Facility: What is the intended size of the facility, floorplan, and site footprint? What amount of area is required for future expansion? How much truck or car parking is required? Will there be multiple out-buildings? What are the utility and infrastructure requirements? Will the proposed facility design function within the property boundaries?
Costs: What is the sale price and is it comparable to other properties? What economic incentives are available? What are the initial site development costs? Are there additional costs associated with offsite utility and infrastructure development? Are there significant municipal costs including impact, permitting, usage and connection fees? Will long-term transportation costs increase over present costs? Are municipal roadway changes required? What tax assessments will be imposed in future years? Can future expansions be accommodated at a reasonable cost?
Strategy #4 – Do the Legwork
There is an oft-repeated adage that says, “You can’t learn to ride a bicycle by reading a book.” This same concept applies to the property selection process. While Google maps, aerial photos, surveys, web searches, and other sources of data are valuable, there is no substitute for visiting sites and meeting with local individuals.
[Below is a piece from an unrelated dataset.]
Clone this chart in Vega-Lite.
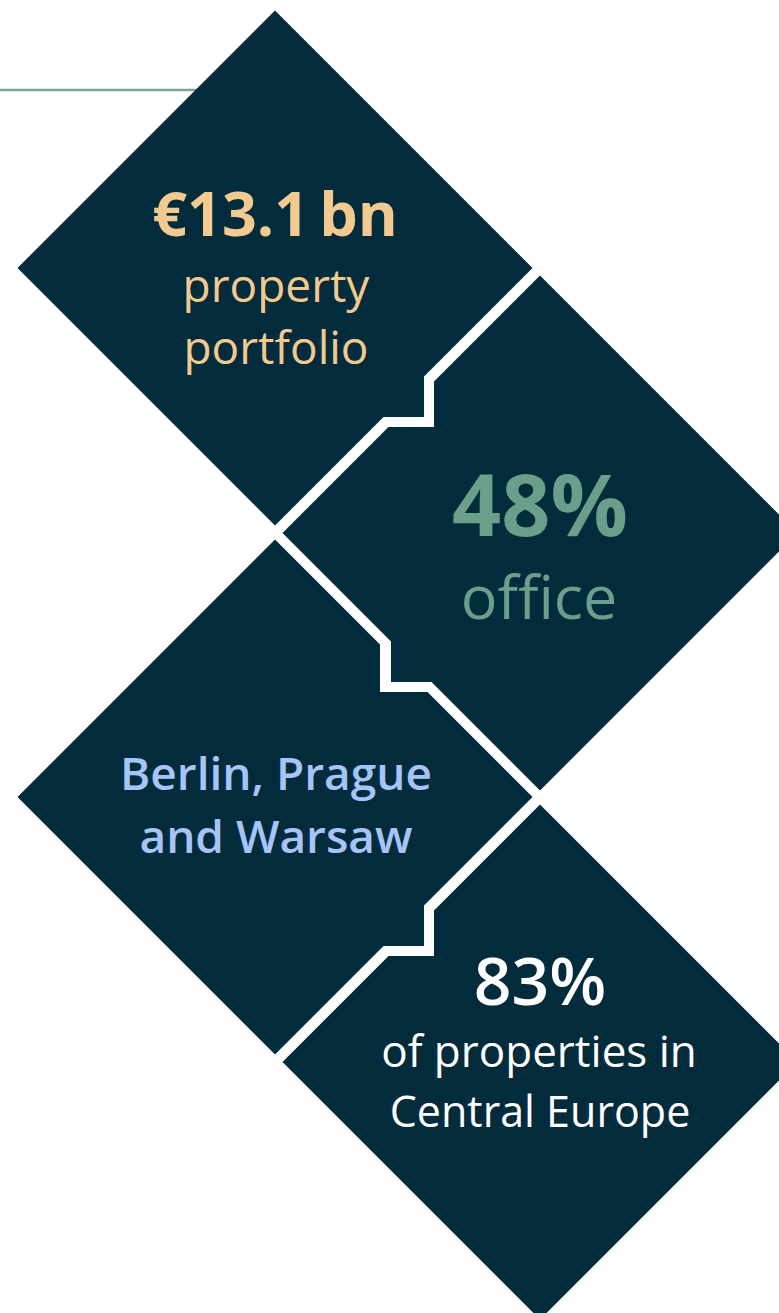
{
  "$schema": "https://vega.github.io/schema/vega-lite/v6.json",
  "width": 779,
  "height": 1313,
  "autosize": {"type": "none"},
  "padding": 0,
  "background": "#ffffff",
  "config": {"view": {"stroke": null}},
  "datasets": {
    "shapes": [
      {"shape": "d1", "i": 0, "x": 275, "y": 10.5},
      {"shape": "d1", "i": 1, "x": 532.5, "y": 268},
      {"shape": "d1", "i": 2, "x": 424, "y": 376.5},
      {"shape": "d1", "i": 3, "x": 424, "y": 417},
      {"shape": "d1", "i": 4, "x": 383.5, "y": 417},
      {"shape": "d1", "i": 5, "x": 275, "y": 525.5},
      {"shape": "d1", "i": 6, "x": 17.5, "y": 268},
      {"shape": "d2", "i": 0, "x": 540, "y": 275.5},
      {"shape": "d2", "i": 1, "x": 797.5, "y": 533},
      {"shape": "d2", "i": 2, "x": 540, "y": 790.5},
      {"shape": "d2", "i": 3, "x": 431.5, "y": 682},
      {"shape": "d2", "i": 4, "x": 391, "y": 682},
      {"shape": "d2", "i": 5, "x": 391, "y": 641.5},
      {"shape": "d2", "i": 6, "x": 282.5, "y": 533},
      {"shape": "d2", "i": 7, "x": 388.5, "y": 427},
      {"shape": "d2", "i": 8, "x": 434, "y": 427},
      {"shape": "d2", "i": 9, "x": 434, "y": 381.5},
      {"shape": "d3", "i": 0, "x": 275, "y": 539.5},
      {"shape": "d3", "i": 1, "x": 380, "y": 644.5},
      {"shape": "d3", "i": 2, "x": 380, "y": 692},
      {"shape": "d3", "i": 3, "x": 427.5, "y": 692},
      {"shape": "d3", "i": 4, "x": 532.5, "y": 797},
      {"shape": "d3", "i": 5, "x": 424, "y": 905.5},
      {"shape": "d3", "i": 6, "x": 424, "y": 946},
      {"shape": "d3", "i": 7, "x": 383.5, "y": 946},
      {"shape": "d3", "i": 8, "x": 275, "y": 1054.5},
      {"shape": "d3", "i": 9, "x": 17.5, "y": 797},
      {"shape": "d4", "i": 0, "x": 540, "y": 804.5},
      {"shape": "d4", "i": 1, "x": 797.5, "y": 1062},
      {"shape": "d4", "i": 2, "x": 540, "y": 1319.5},
      {"shape": "d4", "i": 3, "x": 282.5, "y": 1062},
      {"shape": "d4", "i": 4, "x": 388.5, "y": 956},
      {"shape": "d4", "i": 5, "x": 434, "y": 956},
      {"shape": "d4", "i": 6, "x": 434, "y": 910.5}
    ],
    "labels": [
      {"panel": "d1", "role": "value", "text": "€13.1\u2009bn", "x": 275, "y": 236},
      {"panel": "d1", "role": "caption", "text": "property", "x": 276, "y": 302},
      {"panel": "d1", "role": "caption", "text": "portfolio", "x": 276, "y": 364},
      {"panel": "d2", "role": "value", "text": "48%", "x": 540, "y": 536},
      {"panel": "d2", "role": "caption", "text": "office", "x": 539, "y": 619},
      {"panel": "d3", "role": "caption", "text": "Berlin, Prague", "x": 276, "y": 790},
      {"panel": "d3", "role": "caption", "text": "and Warsaw", "x": 276, "y": 853},
      {"panel": "d4", "role": "value", "text": "83%", "x": 540, "y": 1005},
      {"panel": "d4", "role": "caption", "text": "of properties in", "x": 539, "y": 1067},
      {"panel": "d4", "role": "caption", "text": "Central Europe", "x": 540, "y": 1127}
    ],
    "line": [{"x": 0, "x2": 240, "y": 90}]
  },
  "layer": [
    {
      "data": {"name": "line"},
      "mark": {"type": "rule", "color": "#78a998", "strokeWidth": 2.5},
      "encoding": {
        "x": {"field": "x", "type": "quantitative", "scale": {"domain": [0, 779], "nice": false, "zero": false}, "axis": null},
        "x2": {"field": "x2"},
        "y": {"field": "y", "type": "quantitative", "scale": {"domain": [0, 1313], "nice": false, "zero": false, "reverse": true}, "axis": null}
      }
    },
    {
      "data": {"name": "shapes"},
      "mark": {"type": "line", "interpolate": "linear-closed", "fill": "#022b3b", "stroke": "#022b3b", "strokeWidth": 0, "clip": true},
      "encoding": {
        "x": {"field": "x", "type": "quantitative", "scale": {"domain": [0, 779], "nice": false, "zero": false}, "axis": null},
        "y": {"field": "y", "type": "quantitative", "scale": {"domain": [0, 1313], "nice": false, "zero": false, "reverse": true}, "axis": null},
        "detail": {"field": "shape", "type": "nominal"},
        "order": {"field": "i", "type": "quantitative"}
      }
    },
    {
      "data": {"name": "labels"},
      "transform": [{"filter": "datum.panel === 'd1' && datum.role === 'value'"}],
      "mark": {"type": "text", "font": "Open Sans", "fontSize": 61, "fontWeight": 700, "align": "center", "baseline": "alphabetic", "color": "#f2c98f"},
      "encoding": {
        "x": {"field": "x", "type": "quantitative"},
        "y": {"field": "y", "type": "quantitative"},
        "text": {"field": "text"}
      }
    },
    {
      "data": {"name": "labels"},
      "transform": [{"filter": "datum.panel === 'd1' && datum.role === 'caption'"}],
      "mark": {"type": "text", "font": "Open Sans", "fontSize": 46, "fontWeight": 400, "align": "center", "baseline": "alphabetic", "color": "#f2c98f"},
      "encoding": {
        "x": {"field": "x", "type": "quantitative"},
        "y": {"field": "y", "type": "quantitative"},
        "text": {"field": "text"}
      }
    },
    {
      "data": {"name": "labels"},
      "transform": [{"filter": "datum.panel === 'd2' && datum.role === 'value'"}],
      "mark": {"type": "text", "font": "Open Sans", "fontSize": 86, "fontWeight": 700, "align": "center", "baseline": "alphabetic", "color": "#6b9e8b"},
      "encoding": {
        "x": {"field": "x", "type": "quantitative"},
        "y": {"field": "y", "type": "quantitative"},
        "text": {"field": "text"}
      }
    },
    {
      "data": {"name": "labels"},
      "transform": [{"filter": "datum.panel === 'd2' && datum.role === 'caption'"}],
      "mark": {"type": "text", "font": "Open Sans", "fontSize": 61, "fontWeight": 400, "align": "center", "baseline": "alphabetic", "color": "#6b9e8b"},
      "encoding": {
        "x": {"field": "x", "type": "quantitative"},
        "y": {"field": "y", "type": "quantitative"},
        "text": {"field": "text"}
      }
    },
    {
      "data": {"name": "labels"},
      "transform": [{"filter": "datum.panel === 'd3'"}],
      "mark": {"type": "text", "font": "Open Sans", "fontSize": 46, "fontWeight": 600, "align": "center", "baseline": "alphabetic", "color": "#a7c4f8"},
      "encoding": {
        "x": {"field": "x", "type": "quantitative"},
        "y": {"field": "y", "type": "quantitative"},
        "text": {"field": "text"}
      }
    },
    {
      "data": {"name": "labels"},
      "transform": [{"filter": "datum.panel === 'd4' && datum.role === 'value'"}],
      "mark": {"type": "text", "font": "Open Sans", "fontSize": 66, "fontWeight": 600, "align": "center", "baseline": "alphabetic", "color": "#ffffff"},
      "encoding": {
        "x": {"field": "x", "type": "quantitative"},
        "y": {"field": "y", "type": "quantitative"},
        "text": {"field": "text"}
      }
    },
    {
      "data": {"name": "labels"},
      "transform": [{"filter": "datum.panel === 'd4' && datum.role === 'caption' && datum.text === 'of properties in'"}],
      "mark": {"type": "text", "font": "Open Sans", "fontSize": 44, "fontWeight": 400, "align": "center", "baseline": "alphabetic", "color": "#ffffff"},
      "encoding": {
        "x": {"field": "x", "type": "quantitative"},
        "y": {"field": "y", "type": "quantitative"},
        "text": {"field": "text"}
      }
    },
    {
      "data": {"name": "labels"},
      "transform": [{"filter": "datum.panel === 'd4' && datum.role === 'caption' && datum.text !== 'of properties in'"}],
      "mark": {"type": "text", "font": "Open Sans", "fontSize": 43, "fontWeight": 400, "align": "center", "baseline": "alphabetic", "color": "#ffffff"},
      "encoding": {
        "x": {"field": "x", "type": "quantitative"},
        "y": {"field": "y", "type": "quantitative"},
        "text": {"field": "text"}
      }
    }
  ]
}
Once my team and I develop a shortlist of property options, I ask owners to join us for a road trip to see the properties and surrounding areas and meet with specific individuals. If owners are unable to attend these visits, my team and I will do so on their behalf and provide detailed reports. It is this legwork that ultimately allows us to make the best property recommendation to an owner.
The property selection and evaluation process can be daunting. If not properly conducted, owners may experience unanticipated and significant costs in the development of a facility as well as continuing operational impacts. By taking a strategic approach to the process, asking the right questions, developing a focused scope, and engaging a qualified and knowledgeable team of experts, food facility owners will be able to select the best and most appropriate properties necessary to successfully grow their business.